Потому мы просим читателя — просим с любовью и с верой — поразмышлять над тем, что было здесь изложено перед ним. Мы не можем скрыть от него тот факт, что мы крайне удручены положением дел вокруг нас. Мы чувствуем, что настрой и вид многих так называемых христиан наших дней таков, чтобы возбудить самые серьёзные опасения в сознании мыслящего наблюдателя. "В последние дни наступят времена тяжкие. Ибо люди будут самолюбивы, сребролюбивы, горды, надменны, злоречивы, родителям непокорны, неблагодарны, нечестивы, недружелюбны, непримирительны, клеветники, невоздержны, жестоки, не любящие добра, предатели, наглы, напыщенны, более сластолюбивы, нежели боголюбивы, имеющие вид благочестия, силы же его отрёкшиеся. Таковых удаляйся" (2 Тим. 3,1–5).
Какая ужасающая картина! Как страшно обнаружить то же самое зло, характеризующее язычников, как записано в Рим. 1, воспроизводимое в исповедовании христианства! Разве мысль об этом не вызывает самые серьёзные опасения в уме каждого христианина? Разве это не должно побудить всех, кто занят святым служением проповедования и учительства среди нас, тщательно исследовать себя в отношении настроя и характера их служения и в отношении их частного образа жизни? Мы хотим более требовательного служения со стороны евангелистов и учителей. Наблюдается недостаток увещевательного и пророческого служения. Под пророческим служением мы подразумеваем то, что приводит совесть в непосредственное присутствие Бога (см. 1 Кор. 14, 1–3; 23–26).

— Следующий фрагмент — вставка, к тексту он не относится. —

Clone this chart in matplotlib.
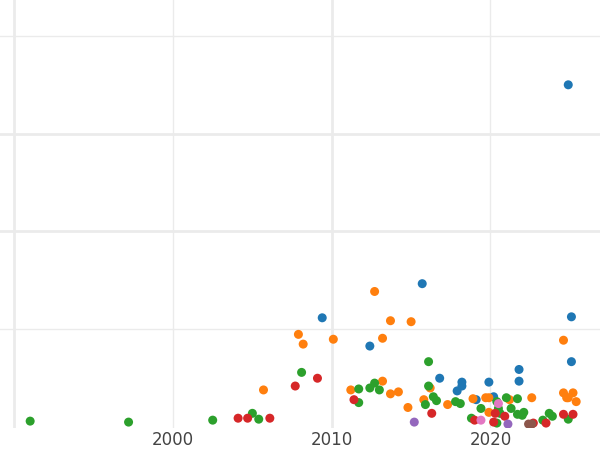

Этого нам катастрофически недостаёт. Среди нас распространяется огромное количество объективных истин — больше, пожалуй, чем со дней апостолов. Ежегодно издаются книги и газеты сотнями и тысячами экземпляров, трактаты — тысячами и миллионами. Возражаем ли мы против этого? Нет, мы благословляем за это Бога, но мы не можем закрывать наши глаза на то, что подавляющая часть этой обширной литературы обращена к рассудку и лишь небольшая — к сердцу и совести. Насколько правильно облегчать понимание, настолько же неверно пренебрегать сердцем и совестью. По нашему ощущению, это крайне опасно — позволять рассудку вытеснять совесть, иметь больше истины в голове, чем в сердце, провозглашать принципы, которыми не руководствуется практика. Нет ничего более опасного. Это толкает нас прямо в руки сатаны. Если совесть перестаёт быть чуткой, если сердце не руководствуется страхом Бога, если не воспитывается сокрушённость и смиренность духа, невозможно даже описать, в какие глубины можно погрузиться. Когда же совесть поддерживается в здоровом состоянии, а сердце смиренно и верно, тогда всякий свежий луч света, проливающийся в рассудок, придаёт силу душе и возвышает и освещает все наше нравственное существо.